The various authors of the Annals of Sandy Spring (1863-1962, six volumes) recorded the activities of residents of that neighborhood.  The work of Mrs. Caroline H. Miller in the formation and leadership of the Sandy Spring Women’s Suffrage Association (later the Woman Suffrage Association of Maryland) was duly noted.**  Knowing this, I checked the Annals for 1913 and indeed, there are several paragraphs about the “unique event” held on March 3rd.  Ten Sandy Spring residents, men and women, attended the parade.  The author decried the lack of police protection “which marred the effect of what otherwise would have been a wonderful pageant. [Altogether it was] an effective procession in which some of the finest women of the country took part.” 

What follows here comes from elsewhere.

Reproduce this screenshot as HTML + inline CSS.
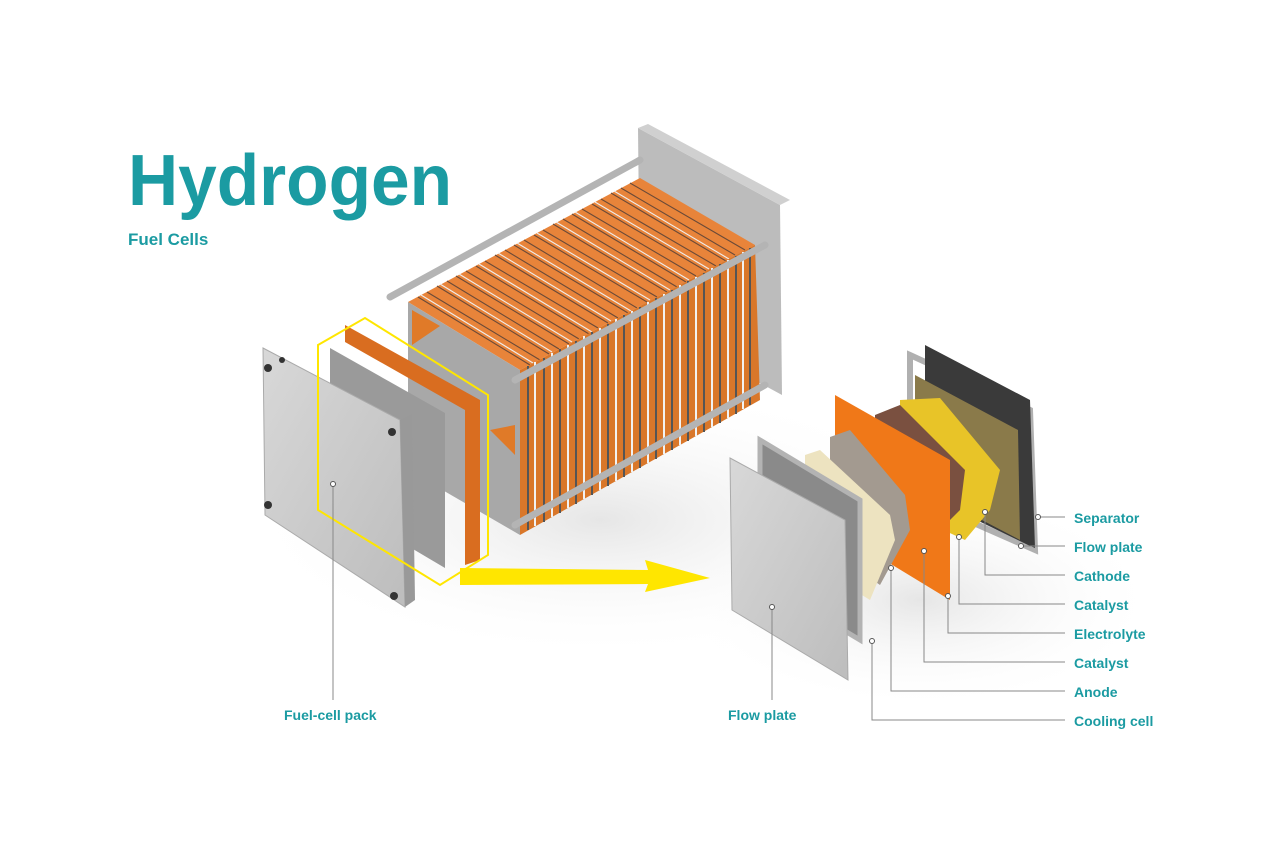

Mrs. Getty, 1898. MCHS Library.

Thus we know that some Montgomery County residents took part in the parade, but there’s still no definite proof that Mrs. Getty was one of them. She was known to be a good rider, who raised and trained her own horses; she was a member of Grace Episcopal Church in Woodside; she belonged to the Silver Spring Home Interest Club – but of her personal politics we have no evidence, other than this cape. My predecessors’ catalog notes are helpful, but we don’t have quite that perfect chain of paperwork proving that we didn’t get the story wrong somewhere in the translation. I don’t really disbelieve it, but I want proof! So the search continues.

Reading the Post’s articles about the March 3rd parade was very, very interesting.  Even the various uses of “suffragist” and “suffragette” did not follow my expectations, as at least one leader declared that she preferred the seemingly-derogatory “suffragette.”  Organizers were concerned that all participants make a good impression, as they knew that the eyes of the world – many of them eager to find fault – would be upon them.  Nor was participation taken lightly; some women were afraid they’d lose their jobs, and others – many of them related to government and military officials – marched in spite of family objections. Counter-protests and pranks were planned ahead of time by those who wanted to see the cause, or just the women themselves, fail.  The descriptions of the march itself are downright harrowing; the women faced verbal and physical abuse from some of the crowd, but the marchers “for the most part kept their temper” as they passed “through two walls of antagonistic humanity.” 

One-half of a stereograph view of the parade, from the Library of Congress collections

* Unless otherwise noted, all quotes are from articles in the Washington Post, January – March 1913.  Many but not all come from “Suffragists Take City for Pageant” (March 2) and “Women’s Beauty, Grace and Art Bewilder the Capital” (March 4). Citations available if you need ‘em.

** Upon the group’s formation in 1888, the author of the Annals noted that it “started with a smaller membership than the well-known feminine independence of Sandy Spring would lead one to suppose possible.”